■ Objective ■
Copy the data precisely, character for character, and leave out every picture.

- - - - - - -

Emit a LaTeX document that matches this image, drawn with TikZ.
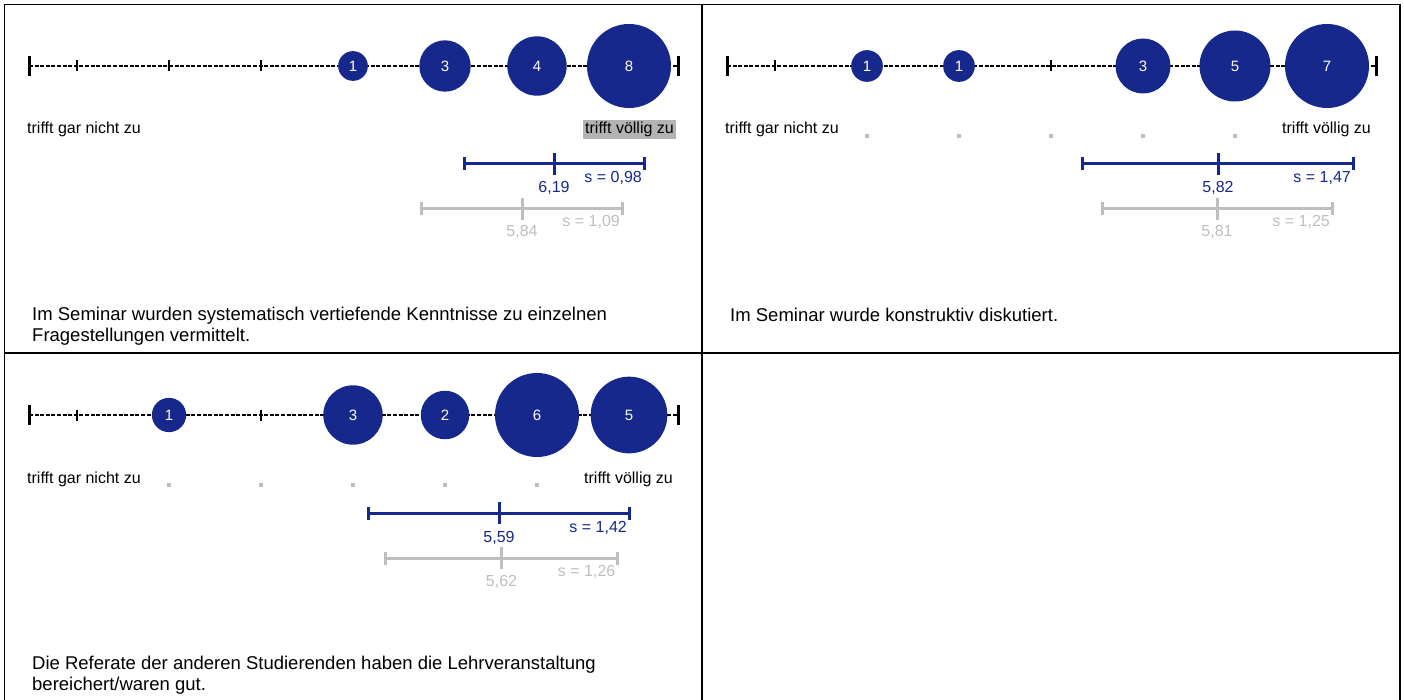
\documentclass[tikz,border=0pt]{standalone}
\usepackage{fontspec}
\setmainfont{Liberation Sans}
\definecolor{unblue}{RGB}{23,40,140}
\definecolor{refgrey}{RGB}{190,190,190}
\definecolor{hlgrey}{RGB}{179,179,179}
\tikzset{
  scaleline/.style={line width=2.6pt, dash pattern=on 4pt off 1.6pt},
  endtick/.style={line width=3pt},
  midtick/.style={line width=2.6pt},
  bub/.style={circle, fill=unblue, inner sep=0pt, minimum size=#1, text=white, font=\fontsize{15}{15}\selectfont},
  pole/.style={inner sep=0pt, font=\fontsize{16}{16}\selectfont},
  sbar/.style={line width=3pt},
  val/.style={inner sep=0pt, font=\fontsize{16}{16}\selectfont},
  gdot/.style={fill=refgrey, minimum size=3.5pt, inner sep=0pt},
  item/.style={inner sep=0pt, align=left, font=\fontsize{18.5}{20.5}\selectfont}
}
\begin{document}
\begin{tikzpicture}[x=1pt,y=-1pt]
\useasboundingbox (0,0) rectangle (1404,700);
\draw[line width=1.5pt] (4.5,701) -- (4.5,4.5) -- (1400,4.5) -- (1400,701)
  (702,4.5) -- (702,701) (4.5,353) -- (1400,353);

% panel 1
\coordinate (a0) at (29,66); \coordinate (a8) at (678,66);
\draw[scaleline] (a0) -- (a8);
\draw[endtick] (a0) +(0,-10) -- +(0,10) (a8) +(0,-10) -- +(0,10);
\foreach \x in {77,169,...,629} \draw[midtick] (\x,60.5) -- (\x,71.5);
\node[bub=29.7] (a4) at (353,66) {1};
\node[bub=51.4] (a5) at (445,66) {3};
\node[bub=59.4] (a6) at (537,66) {4};
\node[bub=84] (a7) at (629,66) {8};
\node[pole, anchor=base west] (alo) at (27,134) {trifft gar nicht zu};
\node[pole, anchor=base east, fill=hlgrey, inner sep=2pt] (ahi) at (676,134) {trifft völlig zu};
\coordinate (abl) at (464,164); \coordinate (abr) at (644,164); \coordinate (abm) at (554,164);
\draw[sbar, unblue] (abl) +(0,-6.5) -- +(0,6.5) (abl) -- (abr) +(0,-6.5) -- +(0,6.5) (abm) +(0,-11) -- +(0,11);
\node[val, text=unblue, anchor=base] (abv) at (554,193) {6,19};
\node[val, text=unblue, anchor=base east] (abs) at (642,183) {s = 0,98};
\coordinate (agl) at (421.5,209); \coordinate (agr) at (622,209); \coordinate (agm) at (522,209);
\draw[sbar, refgrey] (agl) +(0,-6.5) -- +(0,6.5) (agl) -- (agr) +(0,-6.5) -- +(0,6.5) (agm) +(0,-11) -- +(0,11);
\node[val, text=refgrey, anchor=base] (agv) at (522,237) {5,84};
\node[val, text=refgrey, anchor=base east] (ags) at (620,227) {s = 1,09};
\node[item, anchor=base west] (aq) at (32,341) {Im Seminar wurden systematisch vertiefende Kenntnisse zu einzelnen\\Fragestellungen vermittelt.};

% panel 2
\begin{scope}[shift={(698,0)}]
\coordinate (b0) at (29,66); \coordinate (b8) at (678,66);
\draw[scaleline] (b0) -- (b8);
\draw[endtick] (b0) +(0,-10) -- +(0,10) (b8) +(0,-10) -- +(0,10);
\foreach \x in {77,169,...,629} \draw[midtick] (\x,60.5) -- (\x,71.5);
\foreach \x in {169,261,...,537} \node[gdot] (bd\x) at (\x,136) {};
\node[bub=31.7] (b2) at (169,66) {1};
\node[bub=31.7] (b3) at (261,66) {1};
\node[bub=55] (b5) at (445,66) {3};
\node[bub=71] (b6) at (537,66) {5};
\node[bub=84] (b7) at (629,66) {7};
\node[pole, anchor=base west] (blo) at (27,134) {trifft gar nicht zu};
\node[pole, anchor=base east] (bhi) at (673,134) {trifft völlig zu};
\coordinate (bbl) at (384.7,164); \coordinate (bbr) at (655,164); \coordinate (bbm) at (520,164);
\draw[sbar, unblue] (bbl) +(0,-6.5) -- +(0,6.5) (bbl) -- (bbr) +(0,-6.5) -- +(0,6.5) (bbm) +(0,-11) -- +(0,11);
\node[val, text=unblue, anchor=base] (bbv) at (520,193) {5,82};
\node[val, text=unblue, anchor=base east] (bbs) at (653,183) {s = 1,47};
\coordinate (bgl) at (404,209); \coordinate (bgr) at (634,209); \coordinate (bgm) at (519,209);
\draw[sbar, refgrey] (bgl) +(0,-6.5) -- +(0,6.5) (bgl) -- (bgr) +(0,-6.5) -- +(0,6.5) (bgm) +(0,-11) -- +(0,11);
\node[val, text=refgrey, anchor=base] (bgv) at (519,237) {5,81};
\node[val, text=refgrey, anchor=base east] (bgs) at (632,227) {s = 1,25};
\node[item, anchor=base west] (bq) at (32,321) {Im Seminar wurde konstruktiv diskutiert.};
\end{scope}

% panel 3
\begin{scope}[shift={(0,349)}]
\coordinate (c0) at (29,66); \coordinate (c8) at (678,66);
\draw[scaleline] (c0) -- (c8);
\draw[endtick] (c0) +(0,-10) -- +(0,10) (c8) +(0,-10) -- +(0,10);
\foreach \x in {77,169,...,629} \draw[midtick] (\x,60.5) -- (\x,71.5);
\foreach \x in {169,261,...,537} \node[gdot] (cd\x) at (\x,136) {};
\node[bub=34.3] (c2) at (169,66) {1};
\node[bub=59.4] (c4) at (353,66) {3};
\node[bub=48.5] (c5) at (445,66) {2};
\node[bub=84] (c6) at (537,66) {6};
\node[bub=76.7] (c7) at (629,66) {5};
\node[pole, anchor=base west] (clo) at (27,134) {trifft gar nicht zu};
\node[pole, anchor=base east] (chi) at (673,134) {trifft völlig zu};
\coordinate (cbl) at (368.2,164); \coordinate (cbr) at (629.4,164); \coordinate (cbm) at (499,164);
\draw[sbar, unblue] (cbl) +(0,-6.5) -- +(0,6.5) (cbl) -- (cbr) +(0,-6.5) -- +(0,6.5) (cbm) +(0,-11) -- +(0,11);
\node[val, text=unblue, anchor=base] (cbv) at (499,193) {5,59};
\node[val, text=unblue, anchor=base east] (cbs) at (627,183) {s = 1,42};
\coordinate (cgl) at (385.6,209); \coordinate (cgr) at (617.4,209); \coordinate (cgm) at (501.5,209);
\draw[sbar, refgrey] (cgl) +(0,-6.5) -- +(0,6.5) (cgl) -- (cgr) +(0,-6.5) -- +(0,6.5) (cgm) +(0,-11) -- +(0,11);
\node[val, text=refgrey, anchor=base] (cgv) at (501.5,237) {5,62};
\node[val, text=refgrey, anchor=base east] (cgs) at (615.5,227) {s = 1,26};
\node[item, anchor=base west] (cq) at (32,341) {Die Referate der anderen Studierenden haben die Lehrveranstaltung\\bereichert/waren gut.};
\end{scope}
\end{tikzpicture}
\end{document}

- - - - - - -

■ Task answer ■
Emit a LaTeX document that matches this image, drawn with TikZ.
\documentclass[tikz,border=0pt]{standalone}
\usepackage{fontspec}
\setmainfont{Liberation Sans}
\definecolor{unblue}{RGB}{23,40,140}
\definecolor{refgrey}{RGB}{190,190,190}
\definecolor{hlgrey}{RGB}{179,179,179}
\tikzset{
  scaleline/.style={line width=2.6pt, dash pattern=on 4pt off 1.6pt},
  endtick/.style={line width=3pt},
  midtick/.style={line width=2.6pt},
  bub/.style={circle, fill=unblue, inner sep=0pt, minimum size=#1, text=white, font=\fontsize{15}{15}\selectfont},
  pole/.style={inner sep=0pt, font=\fontsize{16}{16}\selectfont},
  sbar/.style={line width=3pt},
  val/.style={inner sep=0pt, font=\fontsize{16}{16}\selectfont},
  gdot/.style={fill=refgrey, minimum size=3.5pt, inner sep=0pt},
  item/.style={inner sep=0pt, align=left, font=\fontsize{18.5}{20.5}\selectfont}
}
\begin{document}
\begin{tikzpicture}[x=1pt,y=-1pt]
\useasboundingbox (0,0) rectangle (1404,700);
\draw[line width=1.5pt] (4.5,701) -- (4.5,4.5) -- (1400,4.5) -- (1400,701)
  (702,4.5) -- (702,701) (4.5,353) -- (1400,353);

% panel 1
\coordinate (a0) at (29,66); \coordinate (a8) at (678,66);
\draw[scaleline] (a0) -- (a8);
\draw[endtick] (a0) +(0,-10) -- +(0,10) (a8) +(0,-10) -- +(0,10);
\foreach \x in {77,169,...,629} \draw[midtick] (\x,60.5) -- (\x,71.5);
\node[bub=29.7] (a4) at (353,66) {1};
\node[bub=51.4] (a5) at (445,66) {3};
\node[bub=59.4] (a6) at (537,66) {4};
\node[bub=84] (a7) at (629,66) {8};
\node[pole, anchor=base west] (alo) at (27,134) {trifft gar nicht zu};
\node[pole, anchor=base east, fill=hlgrey, inner sep=2pt] (ahi) at (676,134) {trifft völlig zu};
\coordinate (abl) at (464,164); \coordinate (abr) at (644,164); \coordinate (abm) at (554,164);
\draw[sbar, unblue] (abl) +(0,-6.5) -- +(0,6.5) (abl) -- (abr) +(0,-6.5) -- +(0,6.5) (abm) +(0,-11) -- +(0,11);
\node[val, text=unblue, anchor=base] (abv) at (554,193) {6,19};
\node[val, text=unblue, anchor=base east] (abs) at (642,183) {s = 0,98};
\coordinate (agl) at (421.5,209); \coordinate (agr) at (622,209); \coordinate (agm) at (522,209);
\draw[sbar, refgrey] (agl) +(0,-6.5) -- +(0,6.5) (agl) -- (agr) +(0,-6.5) -- +(0,6.5) (agm) +(0,-11) -- +(0,11);
\node[val, text=refgrey, anchor=base] (agv) at (522,237) {5,84};
\node[val, text=refgrey, anchor=base east] (ags) at (620,227) {s = 1,09};
\node[item, anchor=base west] (aq) at (32,341) {Im Seminar wurden systematisch vertiefende Kenntnisse zu einzelnen\\Fragestellungen vermittelt.};

% panel 2
\begin{scope}[shift={(698,0)}]
\coordinate (b0) at (29,66); \coordinate (b8) at (678,66);
\draw[scaleline] (b0) -- (b8);
\draw[endtick] (b0) +(0,-10) -- +(0,10) (b8) +(0,-10) -- +(0,10);
\foreach \x in {77,169,...,629} \draw[midtick] (\x,60.5) -- (\x,71.5);
\foreach \x in {169,261,...,537} \node[gdot] (bd\x) at (\x,136) {};
\node[bub=31.7] (b2) at (169,66) {1};
\node[bub=31.7] (b3) at (261,66) {1};
\node[bub=55] (b5) at (445,66) {3};
\node[bub=71] (b6) at (537,66) {5};
\node[bub=84] (b7) at (629,66) {7};
\node[pole, anchor=base west] (blo) at (27,134) {trifft gar nicht zu};
\node[pole, anchor=base east] (bhi) at (673,134) {trifft völlig zu};
\coordinate (bbl) at (384.7,164); \coordinate (bbr) at (655,164); \coordinate (bbm) at (520,164);
\draw[sbar, unblue] (bbl) +(0,-6.5) -- +(0,6.5) (bbl) -- (bbr) +(0,-6.5) -- +(0,6.5) (bbm) +(0,-11) -- +(0,11);
\node[val, text=unblue, anchor=base] (bbv) at (520,193) {5,82};
\node[val, text=unblue, anchor=base east] (bbs) at (653,183) {s = 1,47};
\coordinate (bgl) at (404,209); \coordinate (bgr) at (634,209); \coordinate (bgm) at (519,209);
\draw[sbar, refgrey] (bgl) +(0,-6.5) -- +(0,6.5) (bgl) -- (bgr) +(0,-6.5) -- +(0,6.5) (bgm) +(0,-11) -- +(0,11);
\node[val, text=refgrey, anchor=base] (bgv) at (519,237) {5,81};
\node[val, text=refgrey, anchor=base east] (bgs) at (632,227) {s = 1,25};
\node[item, anchor=base west] (bq) at (32,321) {Im Seminar wurde konstruktiv diskutiert.};
\end{scope}

% panel 3
\begin{scope}[shift={(0,349)}]
\coordinate (c0) at (29,66); \coordinate (c8) at (678,66);
\draw[scaleline] (c0) -- (c8);
\draw[endtick] (c0) +(0,-10) -- +(0,10) (c8) +(0,-10) -- +(0,10);
\foreach \x in {77,169,...,629} \draw[midtick] (\x,60.5) -- (\x,71.5);
\foreach \x in {169,261,...,537} \node[gdot] (cd\x) at (\x,136) {};
\node[bub=34.3] (c2) at (169,66) {1};
\node[bub=59.4] (c4) at (353,66) {3};
\node[bub=48.5] (c5) at (445,66) {2};
\node[bub=84] (c6) at (537,66) {6};
\node[bub=76.7] (c7) at (629,66) {5};
\node[pole, anchor=base west] (clo) at (27,134) {trifft gar nicht zu};
\node[pole, anchor=base east] (chi) at (673,134) {trifft völlig zu};
\coordinate (cbl) at (368.2,164); \coordinate (cbr) at (629.4,164); \coordinate (cbm) at (499,164);
\draw[sbar, unblue] (cbl) +(0,-6.5) -- +(0,6.5) (cbl) -- (cbr) +(0,-6.5) -- +(0,6.5) (cbm) +(0,-11) -- +(0,11);
\node[val, text=unblue, anchor=base] (cbv) at (499,193) {5,59};
\node[val, text=unblue, anchor=base east] (cbs) at (627,183) {s = 1,42};
\coordinate (cgl) at (385.6,209); \coordinate (cgr) at (617.4,209); \coordinate (cgm) at (501.5,209);
\draw[sbar, refgrey] (cgl) +(0,-6.5) -- +(0,6.5) (cgl) -- (cgr) +(0,-6.5) -- +(0,6.5) (cgm) +(0,-11) -- +(0,11);
\node[val, text=refgrey, anchor=base] (cgv) at (501.5,237) {5,62};
\node[val, text=refgrey, anchor=base east] (cgs) at (615.5,227) {s = 1,26};
\node[item, anchor=base west] (cq) at (32,341) {Die Referate der anderen Studierenden haben die Lehrveranstaltung\\bereichert/waren gut.};
\end{scope}
\end{tikzpicture}
\end{document}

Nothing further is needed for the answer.